Now, as he prepares to take up the No. 2 spot on the GOP ticket under Bob Dole, Kemp will be trying to sell his ideas - particularly "supply-side" economics - to the rest of the nation.
It is a role he is used to. In 1980, when Ronald Reagan launched his tax-cut revolution with supply-side proposals, Kemp was an early booster. During the 1996 primary campaign, Kemp endorsed Dole rival Steve Forbes - in part because of the publishing magnate's enthusiasm for tax cuts and supply-side economics.
Just how much Kemp, a former professional football player, US congressman from New York, and US Housing secretary, will boost Dole's prospects is uncertain. As the GOP convention opens, the retired senator lags from 10 to 28 points behind President Clinton in various polls. The bottom half of presidential tickets seldom counts as a serious factor in election results.
'Compassionate' Kemp
But Kemp has wide appeal. Often called "the compassionate conservative," he embodies Mr. Reagan's optimism and John F. Kennedy's youth. He remains a leader of the "growth" wing of the Republican Party, and because he opposes abortion he is acceptable to the social conservatives.
As a longtime advocate of inner-city renewal, Kemp enjoys broad trust among minorities and may help Dole with the urban vote. As a native of California and a representative of New York, he could help in two important electoral-college states.
If nothing else, his selection as Dole's running mate has sparked new energy into a party and a convention that seemed muted by a sense of defeat a few days ago.
"Nobody brings as much excitement to as broad a range of voters as does Kemp," says longtime friend and California GOP consultant Sal Russo. "This will cause a lot of people to take another look at Bob Dole."
From the time he was 5, Kemp says, he was a quarterback. He and his three brothers practically slept with their cleats on, they were so obsessed with sports. In fact, Kemp's dreams of playing professional football made him something of a rarity. The Cleveland Rams moved to Los Angeles in the late 1940s, and few kids had heard of them. Pro players made only a few thousand dollars in those days.
But his parents indulged him, and the boy went on to throw touchdowns for Fairfax High School in west Los Angeles and Occidental College. By the time he'd finished 13 years in the pros, he'd worn seven different uniforms, led Buffalo to two American Football League championships, and was named AFL most valuable player.
When Kemp put the pigskin down, he took up politics, first representing Buffalo in Congress from 1971 to 1989 and waging an unsuccessful bid for the GOP presidential nomination in 1988. When George Bush won that election, he named Kemp secretary of Housing and Urban Development.
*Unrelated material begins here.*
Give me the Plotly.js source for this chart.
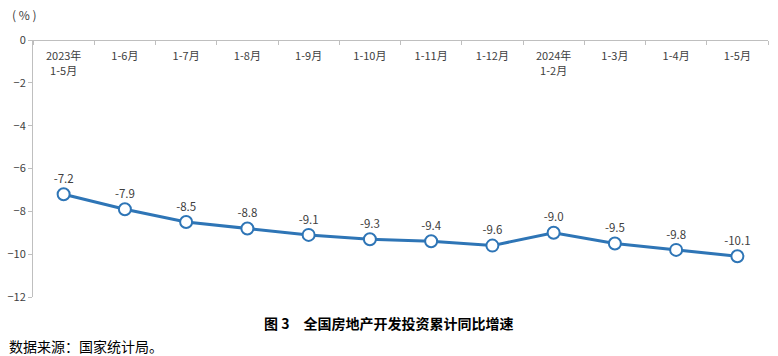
<!DOCTYPE html>
<html>
<head>
<meta charset="utf-8">
<script src="https://cdn.plot.ly/plotly-3.0.1.min.js"></script>
<style>html,body{margin:0;padding:0;background:#fff;}#chart{width:778px;height:356px;}</style>
</head>
<body>
<div id="chart"></div>
<script>
var categories = ["2023年<br>1-5月","1-6月","1-7月","1-8月","1-9月","1-10月","1-11月","1-12月","2024年<br>1-2月","1-3月","1-4月","1-5月"];
var growth = [-7.2,-7.9,-8.5,-8.8,-9.1,-9.3,-9.4,-9.6,-9.0,-9.5,-9.8,-10.1];
var yTicks = [0,-2,-4,-6,-8,-10,-12];
var chartTitle = "图 3　全国房地产开发投资累计同比增速";
var sourceText = "数据来源：国家统计局。";
var unitText = "( % )";

var font = "'Noto Sans CJK SC', 'Noto Sans', sans-serif";
var trace = {
  x: categories,
  y: growth,
  type: "scatter",
  mode: "lines+markers+text",
  text: growth.map(function(v){return v.toFixed(1);}),
  textposition: "top center",
  textfont: {family: font, size: 11.5, color: "#404040"},
  line: {color: "#2e75b6", width: 3},
  marker: {size: 12, color: "#ffffff", line: {color: "#2e75b6", width: 2}},
  cliponaxis: false,
  hoverinfo: "skip"
};
var layout = {
  width: 778, height: 356,
  margin: {l: 33, r: 10, t: 40, b: 59},
  paper_bgcolor: "#fff", plot_bgcolor: "#fff",
  showlegend: false,
  font: {family: font, color: "#404040", size: 11},
  xaxis: {
    type: "category",
    anchor: "free", position: 1, side: "bottom",
    showline: true, linecolor: "#bfbfbf", linewidth: 1,
    ticks: "outside", ticklen: 4, tickcolor: "#bfbfbf", tickson: "boundaries",
    ticklabelstandoff: 6,
    showgrid: false, zeroline: false,
    tickfont: {family: font, size: 11, color: "#404040"},
    range: [-0.5, 11.5]
  },
  yaxis: {
    range: [-12, 0],
    tickvals: yTicks,
    showline: true, linecolor: "#bfbfbf", linewidth: 1,
    ticks: "outside", ticklen: 4, tickcolor: "#bfbfbf",
    showgrid: false, zeroline: false,
    tickfont: {family: font, size: 11, color: "#404040"}
  },
  annotations: [
    {xref: "paper", yref: "paper", x: -0.031, y: 1.1, xanchor: "left", yanchor: "middle",
     text: unitText, showarrow: false, font: {family: font, size: 12, color: "#404040"}},
    {xref: "paper", yref: "paper", x: 0.483, y: -0.1, xanchor: "center", yanchor: "middle",
     text: "<b>" + chartTitle + "</b>", showarrow: false, font: {family: font, size: 14, color: "#000"}},
    {xref: "paper", yref: "paper", x: -0.036, y: -0.19, xanchor: "left", yanchor: "middle",
     text: sourceText, showarrow: false, font: {family: font, size: 14, color: "#000"}}
  ]
};
Plotly.newPlot("chart", [trace], layout, {displayModeBar: false, staticPlot: true});
</script>
</body>
</html>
Kemp took up the supply-side cause early. In 1978, he teamed up with Sen. William Roth (R) of Delaware to propose a 30 percent cut in personal income-tax rates over three years and a package of business write-offs. Such policies, he argued, would free capital for new investments and stimulate economic growth.
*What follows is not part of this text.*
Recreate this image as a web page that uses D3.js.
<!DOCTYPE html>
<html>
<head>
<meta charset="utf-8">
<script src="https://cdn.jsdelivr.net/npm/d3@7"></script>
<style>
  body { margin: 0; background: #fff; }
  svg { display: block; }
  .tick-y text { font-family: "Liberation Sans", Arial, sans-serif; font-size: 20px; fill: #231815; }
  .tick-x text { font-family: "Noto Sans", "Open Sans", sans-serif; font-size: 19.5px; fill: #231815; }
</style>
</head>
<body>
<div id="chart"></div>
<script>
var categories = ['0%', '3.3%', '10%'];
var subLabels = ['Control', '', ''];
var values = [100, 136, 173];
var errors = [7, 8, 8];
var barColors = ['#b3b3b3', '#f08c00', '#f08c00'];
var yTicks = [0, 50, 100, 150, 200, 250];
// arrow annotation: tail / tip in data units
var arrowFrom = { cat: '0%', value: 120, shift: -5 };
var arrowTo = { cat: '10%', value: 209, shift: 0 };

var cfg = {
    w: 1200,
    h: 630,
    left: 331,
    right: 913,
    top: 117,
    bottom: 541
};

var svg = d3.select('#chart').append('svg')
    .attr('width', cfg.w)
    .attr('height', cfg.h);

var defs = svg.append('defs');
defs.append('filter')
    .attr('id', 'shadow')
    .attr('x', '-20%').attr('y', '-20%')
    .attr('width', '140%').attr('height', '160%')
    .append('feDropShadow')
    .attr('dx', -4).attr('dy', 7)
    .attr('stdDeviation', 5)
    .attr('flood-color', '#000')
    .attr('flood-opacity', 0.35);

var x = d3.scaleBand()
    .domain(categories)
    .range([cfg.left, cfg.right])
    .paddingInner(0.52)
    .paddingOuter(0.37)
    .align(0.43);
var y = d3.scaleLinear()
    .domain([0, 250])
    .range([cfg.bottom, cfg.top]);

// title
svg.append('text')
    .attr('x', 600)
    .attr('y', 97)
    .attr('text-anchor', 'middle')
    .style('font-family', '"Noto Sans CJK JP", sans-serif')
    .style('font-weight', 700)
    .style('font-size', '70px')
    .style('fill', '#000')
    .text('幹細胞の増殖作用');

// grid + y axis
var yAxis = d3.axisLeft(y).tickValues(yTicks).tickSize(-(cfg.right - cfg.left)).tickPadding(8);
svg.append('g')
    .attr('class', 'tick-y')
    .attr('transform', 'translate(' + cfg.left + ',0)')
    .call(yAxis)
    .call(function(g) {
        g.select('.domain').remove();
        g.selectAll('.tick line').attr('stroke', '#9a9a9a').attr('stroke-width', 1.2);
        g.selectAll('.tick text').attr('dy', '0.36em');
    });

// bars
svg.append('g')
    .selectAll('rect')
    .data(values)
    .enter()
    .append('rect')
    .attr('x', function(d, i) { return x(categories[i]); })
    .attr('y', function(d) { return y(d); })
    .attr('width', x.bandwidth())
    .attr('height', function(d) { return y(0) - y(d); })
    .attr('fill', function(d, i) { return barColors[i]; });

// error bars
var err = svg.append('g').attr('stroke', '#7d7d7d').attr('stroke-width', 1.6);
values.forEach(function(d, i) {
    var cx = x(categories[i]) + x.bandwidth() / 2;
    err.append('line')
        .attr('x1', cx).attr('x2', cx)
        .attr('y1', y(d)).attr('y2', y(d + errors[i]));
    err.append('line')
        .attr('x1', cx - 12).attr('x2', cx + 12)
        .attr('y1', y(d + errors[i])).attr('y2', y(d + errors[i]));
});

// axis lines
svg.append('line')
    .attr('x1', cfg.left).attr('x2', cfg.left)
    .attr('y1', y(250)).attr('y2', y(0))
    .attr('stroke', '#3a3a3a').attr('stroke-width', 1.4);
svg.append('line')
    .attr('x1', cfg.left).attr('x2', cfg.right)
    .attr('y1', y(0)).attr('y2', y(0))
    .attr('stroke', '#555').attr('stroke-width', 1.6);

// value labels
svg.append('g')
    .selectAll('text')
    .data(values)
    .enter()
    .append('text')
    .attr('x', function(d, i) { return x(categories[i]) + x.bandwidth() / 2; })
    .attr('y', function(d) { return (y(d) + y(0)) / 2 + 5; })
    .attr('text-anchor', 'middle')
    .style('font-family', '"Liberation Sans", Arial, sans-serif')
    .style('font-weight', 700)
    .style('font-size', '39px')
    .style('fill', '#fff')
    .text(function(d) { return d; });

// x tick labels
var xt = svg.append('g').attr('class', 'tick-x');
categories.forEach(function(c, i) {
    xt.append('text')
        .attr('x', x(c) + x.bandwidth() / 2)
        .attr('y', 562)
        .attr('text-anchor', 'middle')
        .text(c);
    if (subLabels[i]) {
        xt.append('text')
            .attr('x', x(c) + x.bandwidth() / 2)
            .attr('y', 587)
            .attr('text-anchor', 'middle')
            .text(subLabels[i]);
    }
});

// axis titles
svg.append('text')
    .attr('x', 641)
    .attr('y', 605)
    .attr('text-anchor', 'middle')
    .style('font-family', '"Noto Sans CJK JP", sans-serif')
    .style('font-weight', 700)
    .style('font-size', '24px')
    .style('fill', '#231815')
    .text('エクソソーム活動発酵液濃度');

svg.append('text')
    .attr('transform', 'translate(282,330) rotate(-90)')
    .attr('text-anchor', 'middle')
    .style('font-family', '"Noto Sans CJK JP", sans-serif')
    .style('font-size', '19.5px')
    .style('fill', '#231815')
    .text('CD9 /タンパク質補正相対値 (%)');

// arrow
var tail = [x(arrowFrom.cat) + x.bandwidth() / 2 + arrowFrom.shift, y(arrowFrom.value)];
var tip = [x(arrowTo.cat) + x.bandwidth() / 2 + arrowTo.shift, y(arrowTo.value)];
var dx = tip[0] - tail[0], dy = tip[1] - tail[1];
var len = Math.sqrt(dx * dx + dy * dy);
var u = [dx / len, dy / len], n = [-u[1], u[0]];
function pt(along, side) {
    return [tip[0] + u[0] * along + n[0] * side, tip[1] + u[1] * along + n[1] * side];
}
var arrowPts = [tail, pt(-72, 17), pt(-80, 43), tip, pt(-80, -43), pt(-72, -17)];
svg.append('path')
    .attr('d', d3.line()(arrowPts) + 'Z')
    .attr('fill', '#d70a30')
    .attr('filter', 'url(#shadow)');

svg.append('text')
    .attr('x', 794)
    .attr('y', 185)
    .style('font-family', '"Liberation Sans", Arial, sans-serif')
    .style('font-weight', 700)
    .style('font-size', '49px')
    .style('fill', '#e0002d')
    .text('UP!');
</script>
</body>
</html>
It didn't take the party long to latch on. In 1976, the GOP platform emphasized balancing the budget. Four years later, the same document mentioned Kemp-Roth twice, and the supply-side doctrine became the cornerstone of Reagan's campaign.
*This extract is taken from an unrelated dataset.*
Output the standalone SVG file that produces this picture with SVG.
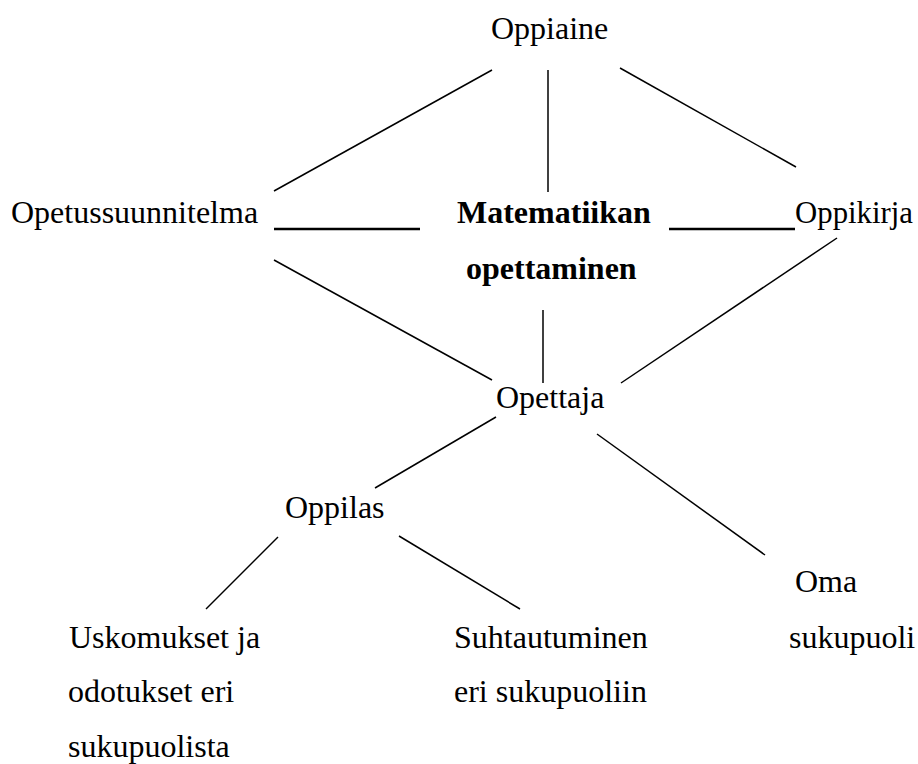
<svg xmlns="http://www.w3.org/2000/svg" width="918" height="764" viewBox="0 0 918 764">
<style>
text { font-family: 'Liberation Serif', Tinos, 'Times New Roman', 'DejaVu Serif', serif; font-size: 32px; fill: #000; }
.b { font-weight: bold; }
.ln { stroke: #000; stroke-width: 1.5; fill: none; }
.ul { stroke: #000; stroke-width: 2.5; fill: none; }
</style>
<rect width="918" height="764" fill="#fff"/>
<g id="connectors">
<line class="ln" x1="492" y1="70" x2="274" y2="191"/>
<line class="ln" x1="548" y1="70" x2="548" y2="192"/>
<line class="ln" x1="620" y1="68" x2="796" y2="167"/>
<line class="ul" x1="274" y1="229" x2="420" y2="229"/>
<line class="ul" x1="669" y1="229" x2="795" y2="229"/>
<line class="ln" x1="274" y1="260" x2="492" y2="380"/>
<line class="ln" x1="837" y1="238" x2="621" y2="383"/>
<line class="ln" x1="543" y1="310" x2="543" y2="383"/>
<line class="ln" x1="496" y1="417" x2="375" y2="488"/>
<line class="ln" x1="597" y1="434" x2="765" y2="555"/>
<line class="ln" x1="278" y1="537" x2="206" y2="609"/>
<line class="ln" x1="399" y1="536" x2="520" y2="609"/>
</g>
<g id="oppiaine"><text x="491" y="39">Oppiaine</text></g>
<g id="opetussuunnitelma"><text x="11" y="223">Opetussuunnitelma</text></g>
<g id="matematiikan"><text class="b" x="457" y="223">Matematiikan</text><text class="b" x="466" y="279">opettaminen</text></g>
<g id="oppikirja"><text x="795" y="223" textLength="118" lengthAdjust="spacingAndGlyphs">Oppikirja</text></g>
<g id="opettaja"><text x="496" y="408">Opettaja</text></g>
<g id="oppilas"><text x="285" y="518">Oppilas</text></g>
<g id="oma"><text x="795" y="592">Oma</text><text x="789" y="648">sukupuoli</text></g>
<g id="uskomukset"><text x="69" y="648">Uskomukset ja</text><text x="68" y="702">odotukset eri</text><text x="68" y="757">sukupuolista</text></g>
<g id="suhtautuminen"><text x="454" y="648">Suhtautuminen</text><text x="454" y="702">eri sukupuoliin</text></g>
</svg>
That was the first issue Kemp and Dole clashed over. Dole is a late believer in the magic of tax cuts. During the 1988 campaign, Kemp called Dole an "old-guard Herbert Hoover Republican," a cut at Dole's hawkish stand on budget deficits.
More disparate views
Now that Dole has apparently come around to Kemp's style of economics, the adversaries-cum-running mates will have to square their positions on other policies, such as affirmative action and immigration. Dole has backed the current GOP trend toward dismantling racial preference programs and taking a tougher line against illegal immigrants.
Kemp is cautious about ending affirmative action, arguing it should not be discarded until an alternative approach is found. He opposed California's move to end affirmative action this year. He also spoke out against the state's controversial Proposition 187, the 1994 initiative ending public benefits for illegal immigrants.
Other than economic growth, however, Kemp is most vocal on creating a conservative approach to ending poverty, and he built a reputation as Housing secretary as a compassionate advocate of the poor. In that post, he advocated allowing the people living in public housing projects to gain ownership, and he pushed for a business-led approach to revitalizing inner cities.
"The Good Shepherd proved his love for the 99 [sheep] by saving the stray lamb," Kemp said at at a 1992 Monitor breakfast, describing his approach to helping the poor lift themselves. "I think the Good Shepherd model is the only way a society can function in a democracy such as ours."